# Work to be completed
Leaving out every picture, copy the lines of the data exactly, from the first through the line containing "const yTicks = [0, 0.2, 0.4, 0.6, 0.8, 1.0];".

⁂

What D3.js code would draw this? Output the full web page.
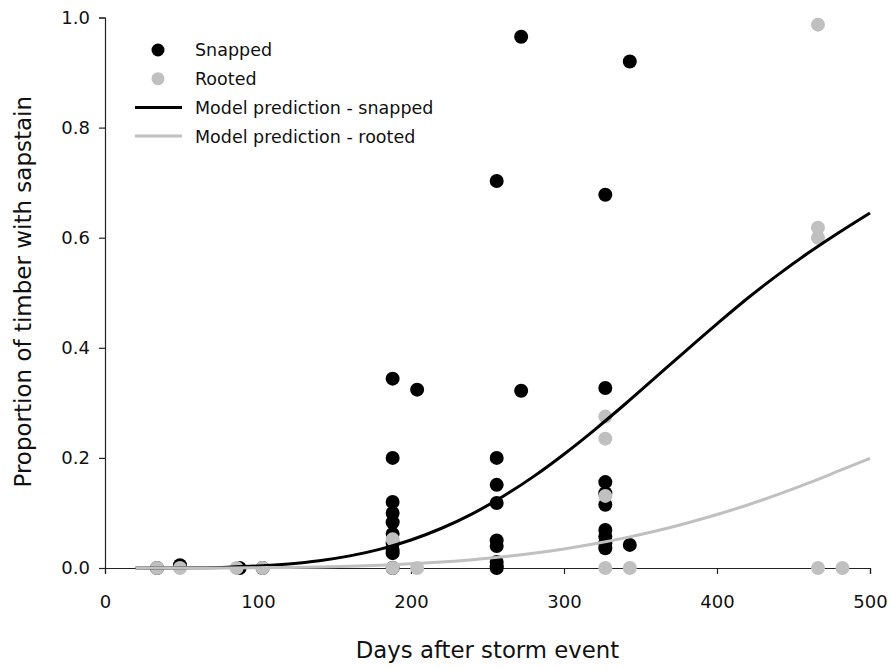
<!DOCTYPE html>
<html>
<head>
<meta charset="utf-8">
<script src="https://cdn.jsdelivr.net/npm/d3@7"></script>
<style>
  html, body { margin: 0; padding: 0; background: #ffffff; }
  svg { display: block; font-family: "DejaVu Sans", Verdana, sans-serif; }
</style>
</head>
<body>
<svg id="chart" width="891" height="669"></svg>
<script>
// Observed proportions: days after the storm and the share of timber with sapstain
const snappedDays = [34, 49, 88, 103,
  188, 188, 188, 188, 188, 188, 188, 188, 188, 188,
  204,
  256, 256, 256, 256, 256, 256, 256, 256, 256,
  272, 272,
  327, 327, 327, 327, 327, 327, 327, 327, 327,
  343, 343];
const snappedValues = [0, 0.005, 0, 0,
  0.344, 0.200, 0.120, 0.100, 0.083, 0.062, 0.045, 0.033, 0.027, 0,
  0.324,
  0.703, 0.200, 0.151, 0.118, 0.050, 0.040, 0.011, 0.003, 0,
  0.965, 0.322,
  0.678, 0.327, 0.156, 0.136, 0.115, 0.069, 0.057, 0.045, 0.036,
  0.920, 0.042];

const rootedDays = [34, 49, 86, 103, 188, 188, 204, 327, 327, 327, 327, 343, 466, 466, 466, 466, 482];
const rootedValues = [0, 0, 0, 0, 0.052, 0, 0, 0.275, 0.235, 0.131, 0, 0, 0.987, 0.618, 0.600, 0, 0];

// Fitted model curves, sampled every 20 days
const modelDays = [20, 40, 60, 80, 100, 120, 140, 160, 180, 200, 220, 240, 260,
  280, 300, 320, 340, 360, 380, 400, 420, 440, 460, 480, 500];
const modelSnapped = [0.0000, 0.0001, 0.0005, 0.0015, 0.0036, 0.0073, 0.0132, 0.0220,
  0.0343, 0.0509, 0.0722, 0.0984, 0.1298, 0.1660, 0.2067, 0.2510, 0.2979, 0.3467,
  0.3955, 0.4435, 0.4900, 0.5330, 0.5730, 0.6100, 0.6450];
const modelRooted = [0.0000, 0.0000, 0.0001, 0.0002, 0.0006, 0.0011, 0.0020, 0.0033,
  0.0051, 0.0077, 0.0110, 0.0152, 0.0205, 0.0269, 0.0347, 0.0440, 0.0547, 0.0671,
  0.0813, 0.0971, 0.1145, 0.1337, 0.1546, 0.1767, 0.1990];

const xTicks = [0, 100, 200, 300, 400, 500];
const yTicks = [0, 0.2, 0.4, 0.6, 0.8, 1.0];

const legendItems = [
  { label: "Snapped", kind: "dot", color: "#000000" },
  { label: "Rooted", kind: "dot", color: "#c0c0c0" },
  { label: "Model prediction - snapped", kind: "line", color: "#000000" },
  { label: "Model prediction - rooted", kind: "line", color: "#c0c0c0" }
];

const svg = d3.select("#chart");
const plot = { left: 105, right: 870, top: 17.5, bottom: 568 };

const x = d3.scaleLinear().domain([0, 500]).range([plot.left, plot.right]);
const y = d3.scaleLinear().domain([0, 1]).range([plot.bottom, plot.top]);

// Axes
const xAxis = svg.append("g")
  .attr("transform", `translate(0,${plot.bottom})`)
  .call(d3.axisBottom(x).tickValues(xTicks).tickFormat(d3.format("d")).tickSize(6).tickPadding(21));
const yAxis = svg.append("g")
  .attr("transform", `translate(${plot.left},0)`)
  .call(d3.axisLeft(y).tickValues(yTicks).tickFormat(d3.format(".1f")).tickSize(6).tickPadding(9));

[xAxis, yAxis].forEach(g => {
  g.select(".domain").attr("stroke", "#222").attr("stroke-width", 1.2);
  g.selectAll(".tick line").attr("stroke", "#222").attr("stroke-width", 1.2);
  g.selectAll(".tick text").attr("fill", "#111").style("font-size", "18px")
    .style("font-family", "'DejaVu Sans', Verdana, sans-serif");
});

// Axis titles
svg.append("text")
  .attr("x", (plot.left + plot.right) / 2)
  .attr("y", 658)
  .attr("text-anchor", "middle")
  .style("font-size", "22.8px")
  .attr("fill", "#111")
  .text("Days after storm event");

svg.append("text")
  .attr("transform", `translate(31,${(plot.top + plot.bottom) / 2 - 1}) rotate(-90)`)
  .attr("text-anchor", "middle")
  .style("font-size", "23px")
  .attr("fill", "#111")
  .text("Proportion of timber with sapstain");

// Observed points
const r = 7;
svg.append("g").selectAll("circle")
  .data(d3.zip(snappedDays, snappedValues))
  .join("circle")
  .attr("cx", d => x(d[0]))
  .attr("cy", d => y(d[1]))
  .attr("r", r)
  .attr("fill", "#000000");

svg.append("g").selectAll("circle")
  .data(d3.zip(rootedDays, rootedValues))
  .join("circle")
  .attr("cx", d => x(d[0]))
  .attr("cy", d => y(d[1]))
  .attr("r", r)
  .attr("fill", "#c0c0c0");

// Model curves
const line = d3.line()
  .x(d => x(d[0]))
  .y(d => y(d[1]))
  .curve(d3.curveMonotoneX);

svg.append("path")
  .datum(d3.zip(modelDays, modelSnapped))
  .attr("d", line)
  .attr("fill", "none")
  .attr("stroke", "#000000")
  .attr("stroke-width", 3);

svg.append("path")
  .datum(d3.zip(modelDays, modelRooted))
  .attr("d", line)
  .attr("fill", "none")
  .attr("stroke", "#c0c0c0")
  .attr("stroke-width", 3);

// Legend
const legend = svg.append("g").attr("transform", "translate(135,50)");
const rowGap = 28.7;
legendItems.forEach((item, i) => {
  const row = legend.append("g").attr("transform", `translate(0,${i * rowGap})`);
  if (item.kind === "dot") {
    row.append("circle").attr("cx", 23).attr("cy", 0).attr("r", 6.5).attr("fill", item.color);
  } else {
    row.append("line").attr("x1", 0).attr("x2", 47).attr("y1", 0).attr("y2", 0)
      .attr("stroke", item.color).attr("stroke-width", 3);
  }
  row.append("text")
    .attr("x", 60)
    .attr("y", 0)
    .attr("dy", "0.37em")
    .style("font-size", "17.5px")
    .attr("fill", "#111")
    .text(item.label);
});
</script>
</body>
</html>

⁂

# Solution for this problem
What D3.js code would draw this? Output the full web page.
<!DOCTYPE html>
<html>
<head>
<meta charset="utf-8">
<script src="https://cdn.jsdelivr.net/npm/d3@7"></script>
<style>
  html, body { margin: 0; padding: 0; background: #ffffff; }
  svg { display: block; font-family: "DejaVu Sans", Verdana, sans-serif; }
</style>
</head>
<body>
<svg id="chart" width="891" height="669"></svg>
<script>
// Observed proportions: days after the storm and the share of timber with sapstain
const snappedDays = [34, 49, 88, 103,
  188, 188, 188, 188, 188, 188, 188, 188, 188, 188,
  204,
  256, 256, 256, 256, 256, 256, 256, 256, 256,
  272, 272,
  327, 327, 327, 327, 327, 327, 327, 327, 327,
  343, 343];
const snappedValues = [0, 0.005, 0, 0,
  0.344, 0.200, 0.120, 0.100, 0.083, 0.062, 0.045, 0.033, 0.027, 0,
  0.324,
  0.703, 0.200, 0.151, 0.118, 0.050, 0.040, 0.011, 0.003, 0,
  0.965, 0.322,
  0.678, 0.327, 0.156, 0.136, 0.115, 0.069, 0.057, 0.045, 0.036,
  0.920, 0.042];

const rootedDays = [34, 49, 86, 103, 188, 188, 204, 327, 327, 327, 327, 343, 466, 466, 466, 466, 482];
const rootedValues = [0, 0, 0, 0, 0.052, 0, 0, 0.275, 0.235, 0.131, 0, 0, 0.987, 0.618, 0.600, 0, 0];

// Fitted model curves, sampled every 20 days
const modelDays = [20, 40, 60, 80, 100, 120, 140, 160, 180, 200, 220, 240, 260,
  280, 300, 320, 340, 360, 380, 400, 420, 440, 460, 480, 500];
const modelSnapped = [0.0000, 0.0001, 0.0005, 0.0015, 0.0036, 0.0073, 0.0132, 0.0220,
  0.0343, 0.0509, 0.0722, 0.0984, 0.1298, 0.1660, 0.2067, 0.2510, 0.2979, 0.3467,
  0.3955, 0.4435, 0.4900, 0.5330, 0.5730, 0.6100, 0.6450];
const modelRooted = [0.0000, 0.0000, 0.0001, 0.0002, 0.0006, 0.0011, 0.0020, 0.0033,
  0.0051, 0.0077, 0.0110, 0.0152, 0.0205, 0.0269, 0.0347, 0.0440, 0.0547, 0.0671,
  0.0813, 0.0971, 0.1145, 0.1337, 0.1546, 0.1767, 0.1990];

const xTicks = [0, 100, 200, 300, 400, 500];
const yTicks = [0, 0.2, 0.4, 0.6, 0.8, 1.0];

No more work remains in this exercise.